Mr. Gingrich also attributed Mr. Romney’s inability to secure a second term as governor to a “very bad re-election rating” caused by constant campaigning for the 2008 presidential race.:
“The fact is you had a very bad reelection rating. You dropped out of office. You had been out of state for something like 200 days preparing to run for president. You didn’t have this interlude of citizenship while you thought about what to do. You were running for president while you were governor. You were gone all over the country. You were– you were out of state consistently. You then promptly reentered politics. You happened to lose to McCain as you had lost to Kennedy. Now you’re back running. You’ve been running consistently for years and years and years. So this idea that suddenly citizenship showed up in your mind, just level with the American people. You’ve been running for at least since the 1990s. ”
Mr. Romney countered by saying he got into politics because of a desire to battle the “liberal welfare state.”

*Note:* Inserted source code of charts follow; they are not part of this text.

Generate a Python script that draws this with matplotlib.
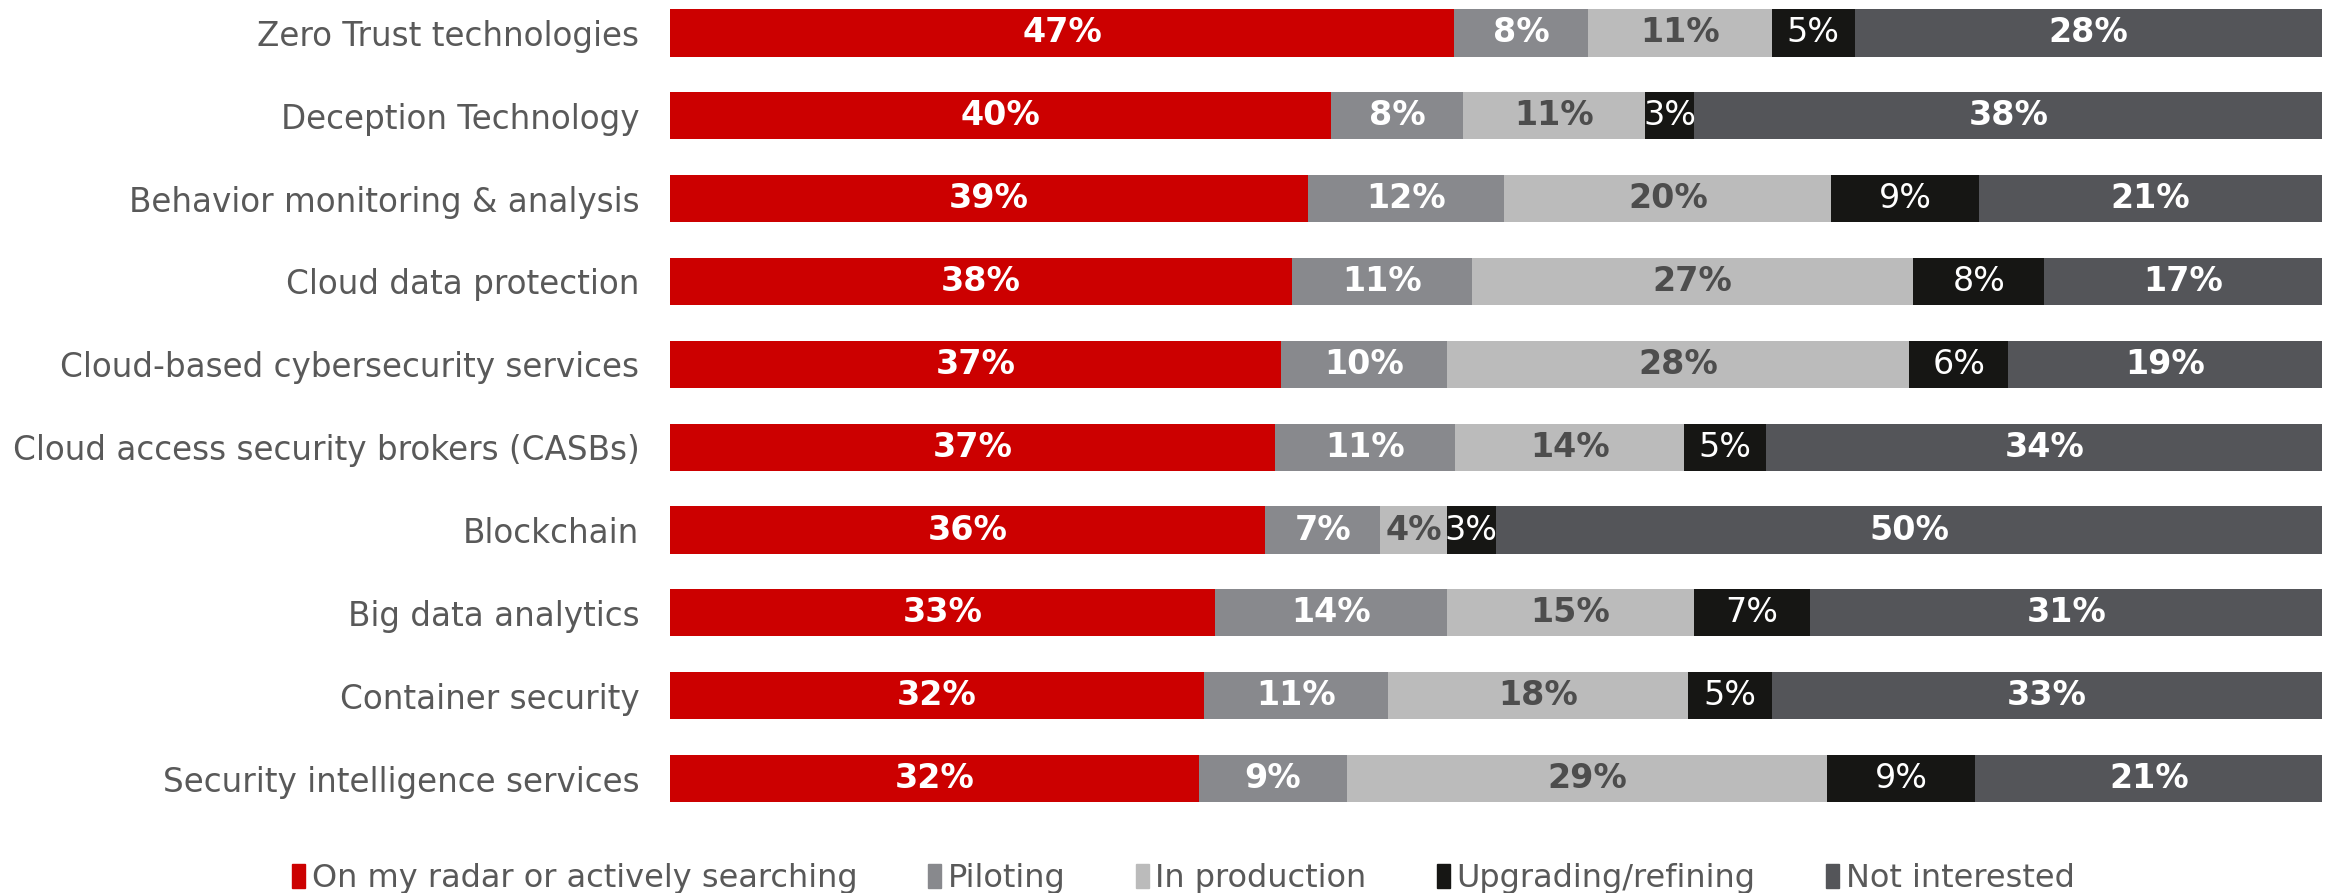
import matplotlib.pyplot as plt
import numpy as np
from matplotlib.patches import Patch

categories = [
    "Zero Trust technologies",
    "Deception Technology",
    "Behavior monitoring & analysis",
    "Cloud data protection",
    "Cloud-based cybersecurity services",
    "Cloud access security brokers (CASBs)",
    "Blockchain",
    "Big data analytics",
    "Container security",
    "Security intelligence services",
]
series_names = [
    "On my radar or actively searching",
    "Piloting",
    "In production",
    "Upgrading/refining",
    "Not interested",
]
radar = [47, 40, 39, 38, 37, 37, 36, 33, 32, 32]
piloting = [8, 8, 12, 11, 10, 11, 7, 14, 11, 9]
production = [11, 11, 20, 27, 28, 14, 4, 15, 18, 29]
upgrading = [5, 3, 9, 8, 6, 5, 3, 7, 5, 9]
not_interested = [28, 38, 21, 17, 19, 34, 50, 31, 33, 21]

COLORS = ["#cc0000", "#88898d", "#bbbbbb", "#161614", "#545559"]
TEXT_COLORS = ["white", "white", "#4d4d4d", "white", "white"]
WEIGHTS = ["bold", "bold", "bold", "normal", "bold"]
LABEL_GRAY = "#595959"

plt.rcParams["font.family"] = ["DejaVu Sans"]

fig = plt.figure(figsize=(23.34, 8.93), dpi=100)
ax = fig.add_axes([0.287, 0.1003, 0.708, 0.8907])

values = np.array([radar, piloting, production, upgrading, not_interested], dtype=float)
# rows are rounded, so stretch each one to the full width
shares = values / values.sum(axis=0) * 100
ys = np.arange(len(categories))

left = np.zeros(len(categories))
for i, name in enumerate(series_names):
    ax.barh(ys, shares[i], left=left, height=0.57, color=COLORS[i], label=name)
    for y, lft, w, v in zip(ys, left, shares[i], values[i]):
        ax.text(
            lft + w / 2, y, f"{int(v)}%",
            ha="center", va="center", color=TEXT_COLORS[i],
            fontsize=24, fontweight=WEIGHTS[i],
        )
    left += shares[i]

ax.set_xlim(0, 100)
ax.set_ylim(len(categories) - 1 + 0.3, -0.3)
ax.set_yticks(ys)
ax.set_yticklabels(categories, fontsize=23.5, color=LABEL_GRAY)
ax.tick_params(axis="y", length=0, pad=22)
ax.set_xticks([])
for side in ax.spines.values():
    side.set_visible(False)

handles = [Patch(color=c) for c in COLORS]
fig.legend(
    handles, series_names,
    loc="center", bbox_to_anchor=(0.507, 0.016), ncol=5, frameon=False,
    fontsize=23, labelcolor=LABEL_GRAY,
    handlelength=0.42, handleheight=0.75, handletextpad=0.2, columnspacing=2.2,
)

fig.savefig("out.png", dpi=100)
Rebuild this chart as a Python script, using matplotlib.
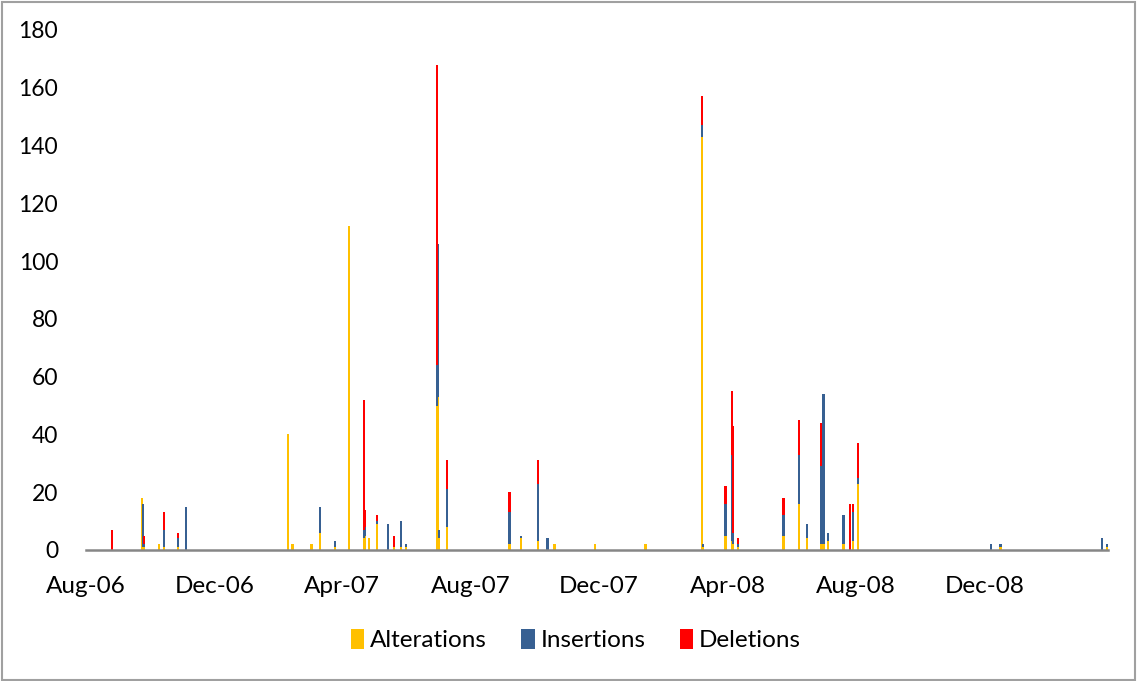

“I never thought I’d get involved in politics,” Mr. Romney said. “When I saw Ted Kennedy running virtually unopposed in 1994, a man who I thought by virtue of the policies of the liberal welfare state had created a permanent under-class in America, I said, ‘Someone’s gotta run against him.’”
Though he never though he had a “ghost of a chance” to beat Mr. Kennedy in 1994, Mr. Romney said he’s glad he “stood up”–and that he cost Mr. Kennedy money.
“A Republican from Massachusetts was not going beat Ted Kennedy,” Mr. Romney said. “I went in and gave it a real battle and went after it. It was–I was happy that he had to take a mortgage out on his house to ultimately defeat me. And I’m–I’m–I’m very proud of the fact that I have stood up as a citizen to battle where I felt it was best for the nation.”
According to the latest tracking polls, Mr. Romney is currently leading at 35 percent. His nearest competitor, Ron Paul is fifteen points behind him at 20 percent. However, in spite of Mr. Romney’s lead, he has dropped eight percentage points since last Tuesday and shed four points overnight.